═════ Records to use
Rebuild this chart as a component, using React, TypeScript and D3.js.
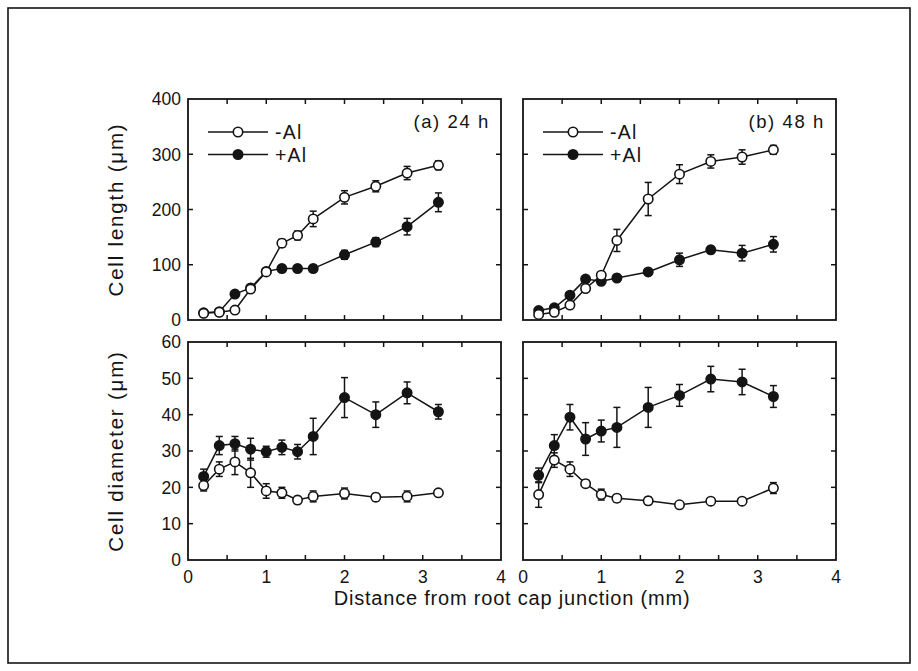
import React from "react";
import * as d3 from "d3";

// ---------- data ----------
const lenA_x = [0.2, 0.4, 0.6, 0.8, 1.0, 1.2, 1.4, 1.6, 2.0, 2.4, 2.8, 3.2];
const lenA_minus = [12, 14, 18, 56, 87, 139, 153, 183, 222, 242, 266, 280];
const lenA_minusErr = [2, 2, 3, 5, 5, 7, 8, 14, 12, 10, 12, 8];
const lenA_plus = [13, 15, 47, 58, 88, 93, 93, 93, 118, 141, 169, 213];
const lenA_plusErr = [2, 2, 4, 5, 5, 6, 6, 6, 8, 8, 15, 17];

const lenB_x = [0.2, 0.4, 0.6, 0.8, 1.0, 1.2, 1.6, 2.0, 2.4, 2.8, 3.2];
const lenB_minus = [10, 14, 27, 57, 81, 144, 219, 264, 287, 295, 308];
const lenB_minusErr = [3, 3, 4, 6, 5, 20, 30, 17, 12, 13, 8];
const lenB_plus = [17, 22, 45, 74, 70, 76, 87, 109, 127, 121, 137];
const lenB_plusErr = [3, 3, 4, 5, 4, 5, 5, 12, 6, 14, 14];

const diaA_x = [0.2, 0.4, 0.6, 0.8, 1.0, 1.2, 1.4, 1.6, 2.0, 2.4, 2.8, 3.2];
const diaA_minus = [20.5, 25, 27, 24, 19, 18.5, 16.5, 17.5, 18.3, 17.3, 17.5, 18.5];
const diaA_minusErr = [1.5, 2, 3.5, 4, 2, 1.5, 1, 1.5, 1.5, 1, 1.5, 0.5];
const diaA_plus = [23, 31.5, 32, 30.5, 29.8, 31, 29.8, 34, 44.7, 40, 46, 40.8];
const diaA_plusErr = [2, 2.5, 2, 3, 1.5, 2, 2, 5, 5.5, 3.5, 3, 2];

const diaB_x = [0.2, 0.4, 0.6, 0.8, 1.0, 1.2, 1.6, 2.0, 2.4, 2.8, 3.2];
const diaB_minus = [18, 27.5, 25, 21, 18, 17, 16.3, 15.2, 16.2, 16.2, 19.8];
const diaB_minusErr = [3.5, 2, 2, 1, 1.5, 1, 1, 0.5, 0.5, 0.5, 1.5];
const diaB_plus = [23.3, 31.5, 39.3, 33.3, 35.5, 36.5, 42, 45.3, 49.8, 49, 45];
const diaB_plusErr = [2, 3, 3.5, 4.5, 3, 5.5, 5.5, 3, 3.5, 3.5, 3];

const xTickLabels = [0, 1, 2, 3, 4];
const xMinorTicks = [0.5, 1, 1.5, 2, 2.5, 3, 3.5];
const lenTicks = [0, 100, 200, 300, 400];
const diaTicks = [0, 10, 20, 30, 40, 50, 60];
const seriesNames = ["-Al", "+Al"];
const panelTags = ["(a) 24 h", "(b) 48 h"];
const yTitles = ["Cell length  (\u03bcm)", "Cell diameter  (\u03bcm)"];
const xTitle = "Distance from root cap junction (mm)";

// ---------- layout ----------
const FONT = "'Liberation Sans', Arial, Helvetica, sans-serif";
const colL = [188, 501];
const colR = [523, 836];
const rowT = [99, 320];
const rowB = [342, 560];
const R = 4.7;
const INK = "#141414";

type Series = { x: number[]; y: number[]; e: number[]; filled: boolean };

function Panel(props: {
  xr: number[];
  yr: number[];
  yDomain: [number, number];
  yTicks: number[];
  showY: boolean;
  showX: boolean;
  series: Series[];
  tag?: string;
  legend?: boolean;
}) {
  const { xr, yr, yDomain, yTicks, showY, showX, series, tag, legend } = props;
  const x = d3.scaleLinear().domain([0, 4]).range([xr[0], xr[1]]);
  const y = d3.scaleLinear().domain(yDomain).range([yr[1], yr[0]]);
  const line = d3
    .line<[number, number]>()
    .x((d) => x(d[0]))
    .y((d) => y(d[1]));
  const tl = 5;
  return (
    <g>
      {series.map((s, si) => (
        <g key={si}>
          <path
            d={line(s.x.map((v, i) => [v, s.y[i]] as [number, number])) || ""}
            fill="none"
            stroke={INK}
            strokeWidth={1.5}
          />
          {s.x.map((v, i) => {
            const cx = x(v);
            const yt = y(s.y[i] + s.e[i]);
            const yb = y(s.y[i] - s.e[i]);
            return (
              <g key={i} stroke={INK} strokeWidth={1.5}>
                <line x1={cx} x2={cx} y1={yt} y2={yb} />
                <line x1={cx - 3.5} x2={cx + 3.5} y1={yt} y2={yt} />
                <line x1={cx - 3.5} x2={cx + 3.5} y1={yb} y2={yb} />
              </g>
            );
          })}
          {s.x.map((v, i) => (
            <circle
              key={"c" + i}
              cx={x(v)}
              cy={y(s.y[i])}
              r={R}
              fill={s.filled ? INK : "#fff"}
              stroke={INK}
              strokeWidth={1.6}
            />
          ))}
        </g>
      ))}
      <rect
        x={xr[0]}
        y={yr[0]}
        width={xr[1] - xr[0]}
        height={yr[1] - yr[0]}
        fill="none"
        stroke={INK}
        strokeWidth={1.8}
      />
      {xMinorTicks.map((t) => (
        <g key={"xt" + t} stroke={INK} strokeWidth={1.5}>
          <line x1={x(t)} x2={x(t)} y1={yr[1]} y2={yr[1] - tl} />
          <line x1={x(t)} x2={x(t)} y1={yr[0]} y2={yr[0] + tl} />
        </g>
      ))}
      {yTicks.slice(1, -1).map((t) => (
        <g key={"yt" + t} stroke={INK} strokeWidth={1.5}>
          <line x1={xr[0]} x2={xr[0] + tl} y1={y(t)} y2={y(t)} />
          <line x1={xr[1]} x2={xr[1] - tl} y1={y(t)} y2={y(t)} />
        </g>
      ))}
      {showY &&
        yTicks.map((t) => (
          <text
            key={"yl" + t}
            x={xr[0] - 7}
            y={y(t)}
            dy="0.36em"
            textAnchor="end"
            fontSize={17.5}
            fontFamily={FONT}
            fill={INK}
          >
            {t}
          </text>
        ))}
      {showX &&
        xTickLabels.map((t) => (
          <text
            key={"xl" + t}
            x={x(t)}
            y={yr[1] + 23}
            textAnchor="middle"
            fontSize={17.5}
            fontFamily={FONT}
            fill={INK}
          >
            {t}
          </text>
        ))}
      {tag && (
        <text
          x={xr[1] - 11}
          y={yr[0] + 29}
          textAnchor="end"
          fontSize={18.5}
          fontFamily={FONT}
          fill={INK}
          letterSpacing={1.6}
        >
          {tag}
        </text>
      )}
      {legend &&
        series
          .slice()
          .reverse()
          .map((s, i) => {
            const ly = yr[0] + 33 + i * 22.5;
            const lx0 = xr[0] + 20;
            const lx1 = lx0 + 60;
            return (
              <g key={"lg" + i}>
                <line x1={lx0} x2={lx1} y1={ly} y2={ly} stroke={INK} strokeWidth={1.5} />
                <circle
                  cx={(lx0 + lx1) / 2}
                  cy={ly}
                  r={R}
                  fill={s.filled ? INK : "#fff"}
                  stroke={INK}
                  strokeWidth={1.6}
                />
                <text
                  x={lx1 + 7}
                  y={ly}
                  dy="0.36em"
                  fontSize={19.5}
                  fontFamily={FONT}
                  fill={INK}
                  letterSpacing={1.2}
                >
                  {seriesNames[i]}
                </text>
              </g>
            );
          })}
    </g>
  );
}

function mk(x: number[], y: number[], e: number[], filled: boolean): Series {
  return { x, y, e, filled };
}

export default function App() {
  return (
    <svg
      width={918}
      height={671}
      style={{ position: "absolute", left: 0, top: 0, background: "#fff" }}
    >
      <rect x={0} y={0} width={918} height={671} fill="#fff" />
      <rect x={8} y={8} width={902} height={655} fill="none" stroke={INK} strokeWidth={1.6} />
      <Panel
        xr={colL}
        yr={rowT}
        yDomain={[0, 400]}
        yTicks={lenTicks}
        showY={true}
        showX={false}
        tag={panelTags[0]}
        legend={true}
        series={[
          mk(lenA_x, lenA_plus, lenA_plusErr, true),
          mk(lenA_x, lenA_minus, lenA_minusErr, false),
        ]}
      />
      <Panel
        xr={colR}
        yr={rowT}
        yDomain={[0, 400]}
        yTicks={lenTicks}
        showY={false}
        showX={false}
        tag={panelTags[1]}
        legend={true}
        series={[
          mk(lenB_x, lenB_plus, lenB_plusErr, true),
          mk(lenB_x, lenB_minus, lenB_minusErr, false),
        ]}
      />
      <Panel
        xr={colL}
        yr={rowB}
        yDomain={[0, 60]}
        yTicks={diaTicks}
        showY={true}
        showX={true}
        series={[
          mk(diaA_x, diaA_plus, diaA_plusErr, true),
          mk(diaA_x, diaA_minus, diaA_minusErr, false),
        ]}
      />
      <Panel
        xr={colR}
        yr={rowB}
        yDomain={[0, 60]}
        yTicks={diaTicks}
        showY={false}
        showX={true}
        series={[
          mk(diaB_x, diaB_plus, diaB_plusErr, true),
          mk(diaB_x, diaB_minus, diaB_minusErr, false),
        ]}
      />
      <text
        transform={`translate(123, ${(rowT[0] + rowT[1]) / 2}) rotate(-90)`}
        textAnchor="middle"
        fontSize={20.5}
        fontFamily={FONT}
        fill={INK}
        letterSpacing={1.8}
      >
        {yTitles[0]}
      </text>
      <text
        transform={`translate(123, ${(rowB[0] + rowB[1]) / 2}) rotate(-90)`}
        textAnchor="middle"
        fontSize={20.5}
        fontFamily={FONT}
        fill={INK}
        letterSpacing={1.8}
      >
        {yTitles[1]}
      </text>
      <text
        x={(colL[0] + colR[1]) / 2}
        y={rowB[1] + 45}
        textAnchor="middle"
        fontSize={20}
        fontFamily={FONT}
        fill={INK}
        letterSpacing={0.8}
      >
        {xTitle}
      </text>
    </svg>
  );
}
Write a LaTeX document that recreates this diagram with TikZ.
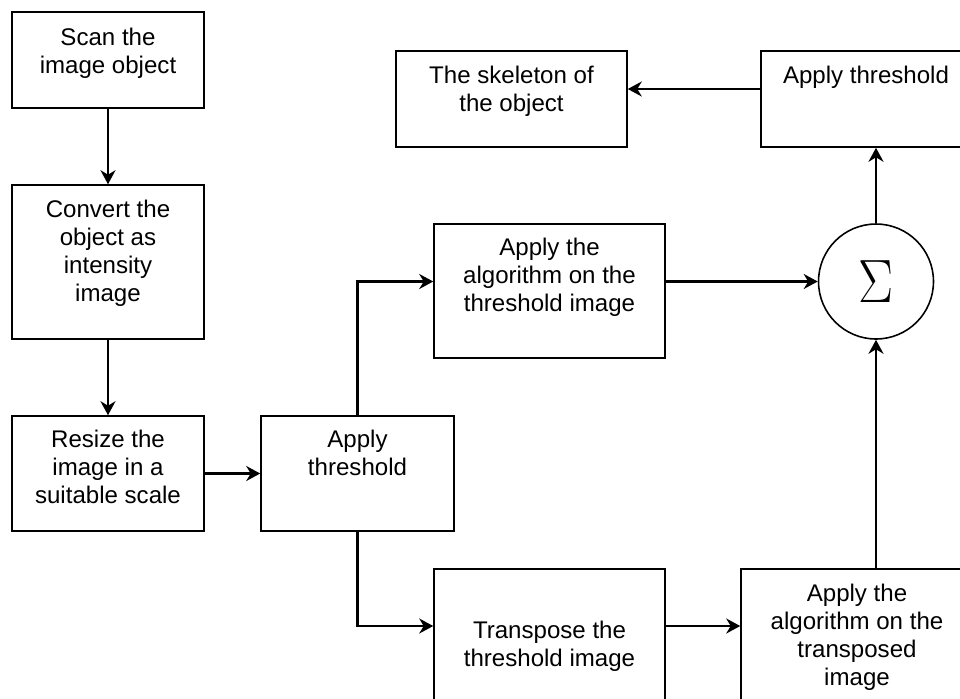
\documentclass[tikz,border=0pt]{standalone}
\usepackage{fontspec}
\setmainfont{Liberation Sans}
\usetikzlibrary{arrows.meta}

\begin{document}
\begin{tikzpicture}[x = 0.02cm, y = -0.02cm,
    box/.style = {draw, line width = 0.9pt, align = center, inner sep = 0pt, font = \fontsize{13.7pt}{15.9pt}\selectfont},
    arr/.style = {line width = 1.3pt, -{Stealth[length = 0.28cm, width = 0.3cm, inset = 0.09cm]}}]

    \clip (0,0) rectangle (960,698);

    % left column
    \node[box, minimum width = 3.84cm, minimum height = 1.92cm, text depth = 0.38cm] (scan) at (108,60) {Scan the\\image object};
    \node[box, minimum width = 3.84cm, minimum height = 3.08cm, text depth = 0.46cm] (conv) at (108,262) {Convert the\\object as\\intensity\\image};
    \node[box, minimum width = 3.84cm, minimum height = 2.3cm, text depth = 0.26cm] (res) at (108,473.5) {Resize the\\image in a\\suitable scale};
    \node[box, minimum width = 3.86cm, minimum height = 2.3cm, text depth = 0.82cm] (thr) at (357.5,473.5) {Apply\\threshold};

    % two branches
    \node[box, minimum width = 4.62cm, minimum height = 2.68cm, text depth = 0.66cm] (alg) at (549.5,291) {Apply the\\algorithm on the\\threshold image};
    \node[box, minimum width = 4.62cm, minimum height = 3.42cm, text depth = 0.44cm] (trn) at (549.5,654.5) {Transpose the\\threshold image};
    \node[box, minimum width = 4.64cm, minimum height = 3.42cm, text depth = 0.8cm] (algT) at (857,654.5) {Apply the\\algorithm on the\\transposed\\image};

    % sum and output
    \node[draw, circle, line width = 0.9pt, inner sep = 0pt, minimum size = 2.3cm] (sum) at (876,281.5) {\fontsize{24.88pt}{25pt}\selectfont\scalebox{1.2}[1.4]{$\Sigma$}};
    \node[box, minimum width = 4.2cm, minimum height = 1.92cm, text depth = 0.98cm] (thrOut) at (866,99) {Apply threshold};
    \node[box, minimum width = 4.62cm, minimum height = 1.92cm, text depth = 0.42cm] (skel) at (511.5,99) {The skeleton of\\the object};

    \draw[arr] (scan.south) -- (conv.north);
    \draw[arr] (conv.south) -- (res.north);
    \draw[arr] (res.east) -- (thr.west);
    \draw[arr] (thr.north) |- (alg.west |- sum.west);
    \draw[arr] (thr.south) |- ([yshift = 0.57cm]trn.west);
    \draw[arr] ([yshift = 0.57cm]trn.east) -- ([yshift = 0.57cm]trn.east -| algT.west);
    \draw[arr] (alg.east |- sum.west) -- (sum.west);
    \draw[arr] (sum.south |- algT.north) -- (sum.south);
    \draw[arr] (sum.north) -- (sum.north |- thrOut.south);
    \draw[arr] ([yshift = 0.2cm]thrOut.west) -- ([yshift = 0.2cm]skel.east);
\end{tikzpicture}
\end{document}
══════════
Instruction:
Repeat the listing above exactly from its first line to the line containing "import * as", both included, and omit the pictures.

Answer to this problem:
Rebuild this chart as a component, using React, TypeScript and D3.js.
import React from "react";
import * as d3 from "d3";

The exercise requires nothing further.